Buntut Polemik Rektor USU, Kemendikbud Bakal Atur Soal Self-Plagiarism
Reporter
Dewi Nurita
Editor
Eko Ari Wibowo
Jumat, 29 Januari 2021 07:02 WIB
TEMPO.CO, Jakarta - Kementerian Pendidikan dan Kebudayaan (Kemendikbud) berencana memperbarui aturan mengenai plagiarisme. Dalam pembaruan tersebut, nantinya akan diatur soal self-plagiarism yang belakangan menuai polemik berkaitan dengan tuduhan terhadap Rektor USU Terpilih, Muryanto Amin.
"Baru-baru ini, kami sedang memperbarui peraturan, baik itu juknis juklak untuk mengatasi plagiasi, termasuk istilah self-plagiarism. Kami akan atur, sehingga tidak terjadi kesalahpahaman di dunia akademik maupun masyarakat," ujar Dirjen Pendidikan Tinggi Kemendikbud Nizam dalam konferensi pers secara daring, Kamis, 28 Januari 2021.
Sebelumnya, Rektor USU Runtung Sitepu (Periode 2015-2021) mengeluarkan Surat Keputusan Nomor: 82/UN5.1.R/SK/KPM/2021 yang berisi penjatuhan sanksi pelanggaran norma etika akademik/etika keilmuan dan moral civitas akademika kepada Muryanto Amin dalam kasus plagiarisme.
Dekan Fakultas Ilmu Sosial dan Politik itu diduga melakukan praktek self-plagiarism atau auto plagiasi terkait artikel berjudul: A New Patronage Networks of Pemuda Pancasila in Governor Election of North Sumatra, yang dipublikasikan pada jurnal Man in India, yang terbit pada September 2017. Karya itu dinilai plagiat dari karya Muryanto sendiri yang dalam bahasa Indonesia berjudul: Relasi Jaringan Organisasi Pemuda dalam Pemilihan Gubernur Sumatera Utara.
Runtung dalam suratnya mengatakan, karena terbukti secara sah dan meyakinkan dengan sengaja dan berulang melakukan perbuatan plagiarisme dalam bentuk self-plagiarisme atau autoplagiasi (plagiasi diri sendiri), maka ada sanksi melanggar etika keilmuan dan moral sivitas akademik. Akibat sengkarut tersebut, Muryanto sempat terancam tidak bisa dilantik menjadi rektor.

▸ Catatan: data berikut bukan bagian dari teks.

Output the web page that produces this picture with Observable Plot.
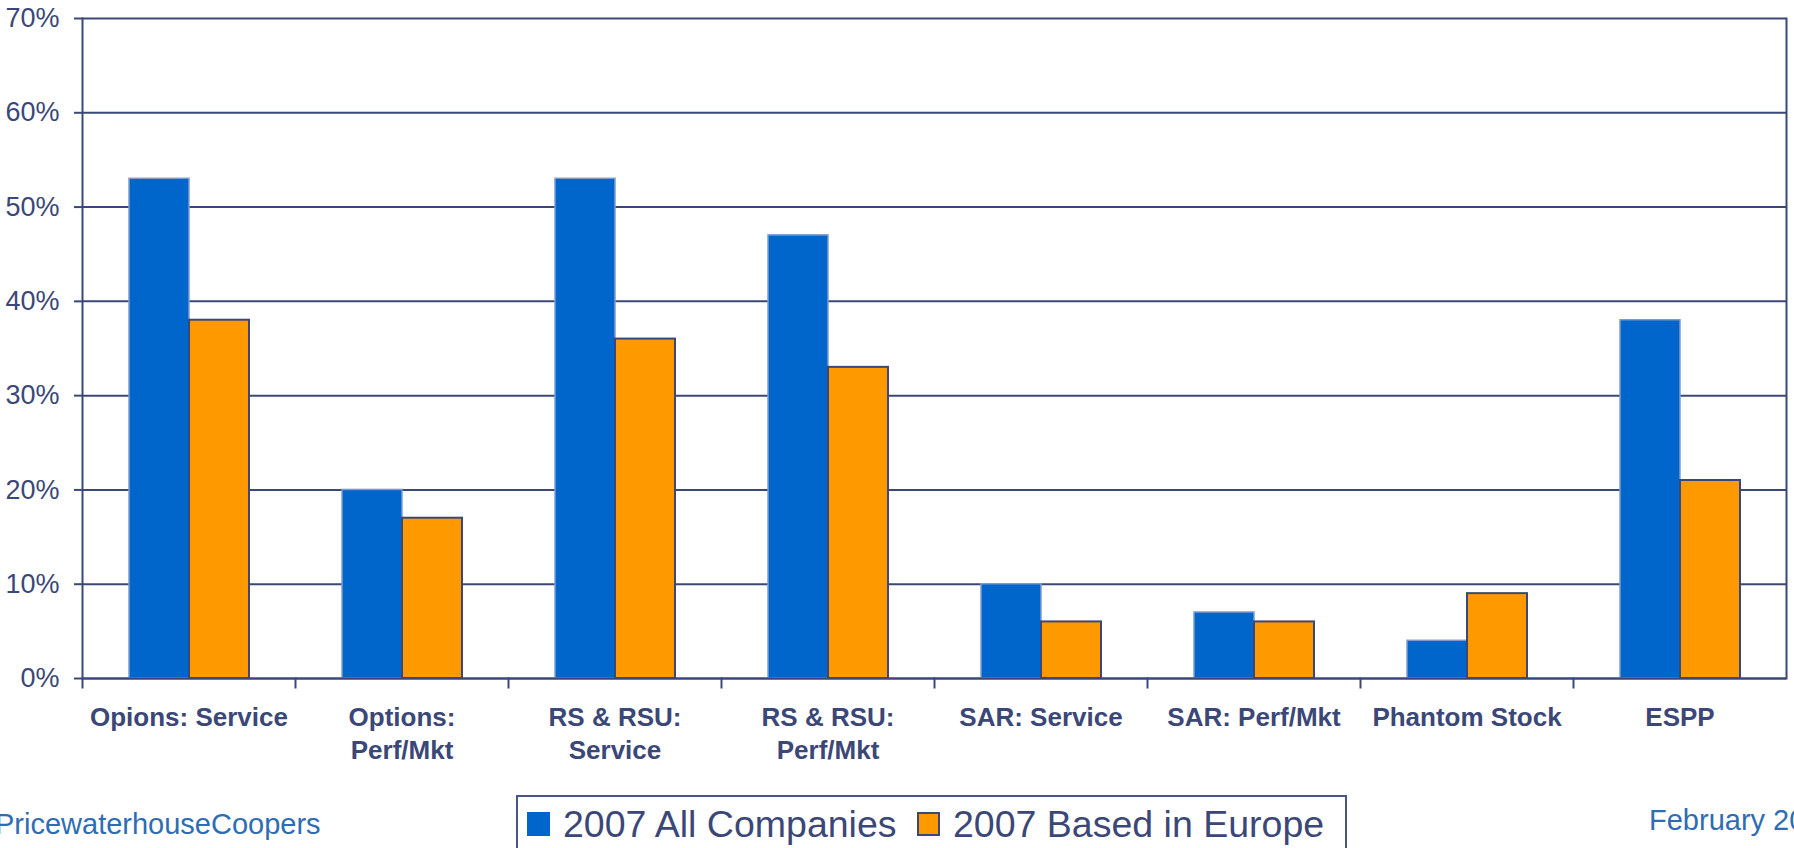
<!DOCTYPE html>
<html><head><meta charset="utf-8">
<script src="https://cdn.jsdelivr.net/npm/d3@7"></script>
<script src="https://cdn.jsdelivr.net/npm/@observablehq/plot@0.6"></script>
<style>
html,body{margin:0;padding:0;background:#fff;}
#wrap{position:relative;width:1794px;height:848px;overflow:hidden;font-family:"Liberation Sans",Arial,sans-serif;}
#chart{position:absolute;left:0;top:0;}
#legend{position:absolute;left:516px;top:795px;width:827px;height:80px;border:2px solid #4a5582;box-sizing:content-box;}
.sw{position:absolute;top:15px;width:23px;height:24px;box-sizing:border-box;}
.lt{position:absolute;top:0;font-size:37.5px;line-height:1;color:#3b4877;white-space:nowrap;}
#pwc{position:absolute;left:-5px;top:810px;font-size:29px;color:#2e6db4;white-space:nowrap;line-height:1;}
#date{position:absolute;left:1649px;top:806px;font-size:29px;color:#2e6db4;white-space:nowrap;line-height:1;}
</style></head><body>
<div id="wrap"><div id="chart"></div><div id="legend"></div>
<div id="pwc">PricewaterhouseCoopers</div><div id="date">February 2008</div></div>
<script>
const categories = ["Opions: Service","Options: Perf/Mkt","RS & RSU: Service","RS & RSU: Perf/Mkt","SAR: Service","SAR: Perf/Mkt","Phantom Stock","ESPP"];
const xLabels = ["Opions: Service","Options:\nPerf/Mkt","RS & RSU:\nService","RS & RSU:\nPerf/Mkt","SAR: Service","SAR: Perf/Mkt","Phantom Stock","ESPP"];
const series = ["2007 All Companies","2007 Based in Europe"];
const allCompanies = [53,20,53,47,10,7,4,38];
const basedInEurope = [38,17,36,33,6,6,9,21];
const yTicks = [0,10,20,30,40,50,60,70];
const colors = ["#0066CC","#FF9900"];
const swatchStrokes = ["#0066CC","#3b4877"];

const rows = categories.flatMap((c,i)=>[
  {category:c, series:series[0], value:allCompanies[i]},
  {category:c, series:series[1], value:basedInEurope[i]}
]);

const W=1794, H=790, mT=18, mB=112, mL=81, mR=7;
const plotH = H - mT - mB;
const ink = "#3b4877";

const chart = Plot.plot({
  width: W, height: H, marginTop: mT, marginBottom: mB, marginLeft: mL, marginRight: mR,
  style: {fontFamily: '"Liberation Sans", Arial, sans-serif', color: ink, background: "white", overflow: "visible"},
  fx: {domain: categories, padding: 0, label: null},
  x: {type: "band", domain: series, paddingInner: 0, paddingOuter: 0.75, axis: null},
  y: {domain: [0,70], label: null},
  color: {domain: series, range: colors},
  marks: [
    Plot.gridY(yTicks, {stroke: ink, strokeOpacity: 1, strokeWidth: 2}),
    Plot.frame({anchor: "left", stroke: ink, strokeWidth: 2, insetTop: plotH, insetBottom: -9}),
    Plot.frame({anchor: "left", facetAnchor: "left", stroke: ink, strokeWidth: 2}),
    Plot.frame({anchor: "right", facetAnchor: "right", stroke: ink, strokeWidth: 2}),
    Plot.barY(rows, {filter: d => d.series === series[0], fx: "category", x: "series", y: "value", fill: "series", stroke: "#7f9ccc", strokeWidth: 1.5}),
    Plot.barY(rows, {filter: d => d.series === series[1], fx: "category", x: "series", y: "value", fill: "series", stroke: ink, strokeWidth: 2}),
    Plot.ruleY([0], {stroke: ink, strokeWidth: 2}),
    Plot.axisY(yTicks, {tickSize: 8, tickPadding: 15, fontSize: 27, tickFormat: d => d + "%", stroke: ink, strokeWidth: 2, label: null}),
    Plot.axisFx({anchor: "bottom", tickSize: 0, tickPadding: 24, fontSize: 26, fontWeight: "bold", lineHeight: 1.27,
      tickFormat: c => xLabels[categories.indexOf(c)], label: null})
  ]
});
document.getElementById("chart").appendChild(chart);

// legend built from series/colors
const legend = document.getElementById("legend");
const offsets = [[9, 45], [399, 435]];
series.forEach((s, i) => {
  const sw = document.createElement("div");
  sw.className = "sw";
  sw.style.left = offsets[i][0] + "px";
  sw.style.background = colors[i];
  sw.style.border = "2px solid " + swatchStrokes[i];
  legend.appendChild(sw);
  const t = document.createElement("div");
  t.className = "lt";
  t.style.left = offsets[i][1] + "px";
  t.style.top = "9px";
  t.textContent = s;
  legend.appendChild(t);
});
</script>
</body></html>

Baca: Muryanto Baru Bisa Dilantik Jadi Rektor USU Jika Surat Sanksi Plagiat Dicabut
Kemendikbud kemudian melakukan pendalaman dengan membentuk tim review independen yang berasal dari Universitas Gadjah Mada (UGM), Universitas Diponegoro (Undip) dan Universitas Negeri Semarang (Unnes).
Dari kajian yang dilakukan oleh tim, kata Nizam, Muryanto dinyatakan tidak memenuhi unsur-unsur plagiasi sebagaimana diatur dalam Permendiknas No.17 tahun 2010 tentang Pencegahan dan Penanggulangan Plagiat di Perguruan Tinggi.
Pengertian plagiat menurut Pasal 1 angka 1a Permendiknas 17/2010 adalah perbuatan secara sengaja atau tidak sengaja dalam memperoleh
atau mencoba memperoleh kredit atau nilai untuk suatu karya ilmiah, dengan mengutip sebagian atau seluruh karya dan/atau karya ilmiah pihak
lain yang diakui sebagai karya ilmiahnya, tanpa menyatakan sumber secara tepat dan memadai.
Dalam kasus Muryanto ini, kata Nizam, yang terjadi adalah penerbitan ulang atas karya dari Muryanto sendiri. Dan publikasi dilakukan dengan prinsip open acsess. "Artinya, hak ciptanya masih ada pada penulis, jadi tidak ada pelanggaran copyright," ujarnya.
"Pelanggaran hak cipta (terjadi) kalau kita menerbitkan publikasi itu pada salah satu jurnal dan copyright kita serahkan ke penerbit. Kemudian kita publikasi lagi ke penerbit lain, itu ada pelanggaran copyright," lanjutnya.
Dengan demikian, tim menyimpulkan Muryanto tidak melakukan plagiasi maupun pelanggaran hak cipta. Sementara self-plagiarism yang dituduhkan kepada Muryanto, lanjut Nizam, belum ada aturan hukumnya di Indonesia, sehingga tak ada dasar hukum pemberian sanksi terhadap Muryanto dalam kasus ini.
"Jadi, sanksi yang dikeluarkan oleh Rektor Runtung tidak punya dasar, karena sekali lagi, yang dilakukan bukan plagiasi," ujar Nizam.
Ia berharap hasil kajian tim ini bisa menyelesaikan polemik. Majelis Wali Amanat (MWA) Universitas Sumatera Utara (USU) resmi melantik Muryanto Amin menjadi Rektor USU Periode 2021-2026 di Kantor Kemendikbud RI Jakarta, Kamis, 28 Januari 2021. "Kami harap setelah dilantik, konsolidasi internal segera terjadi, agar dapat bekerja bersama dalam memajukan kampus,” ujar Nizam.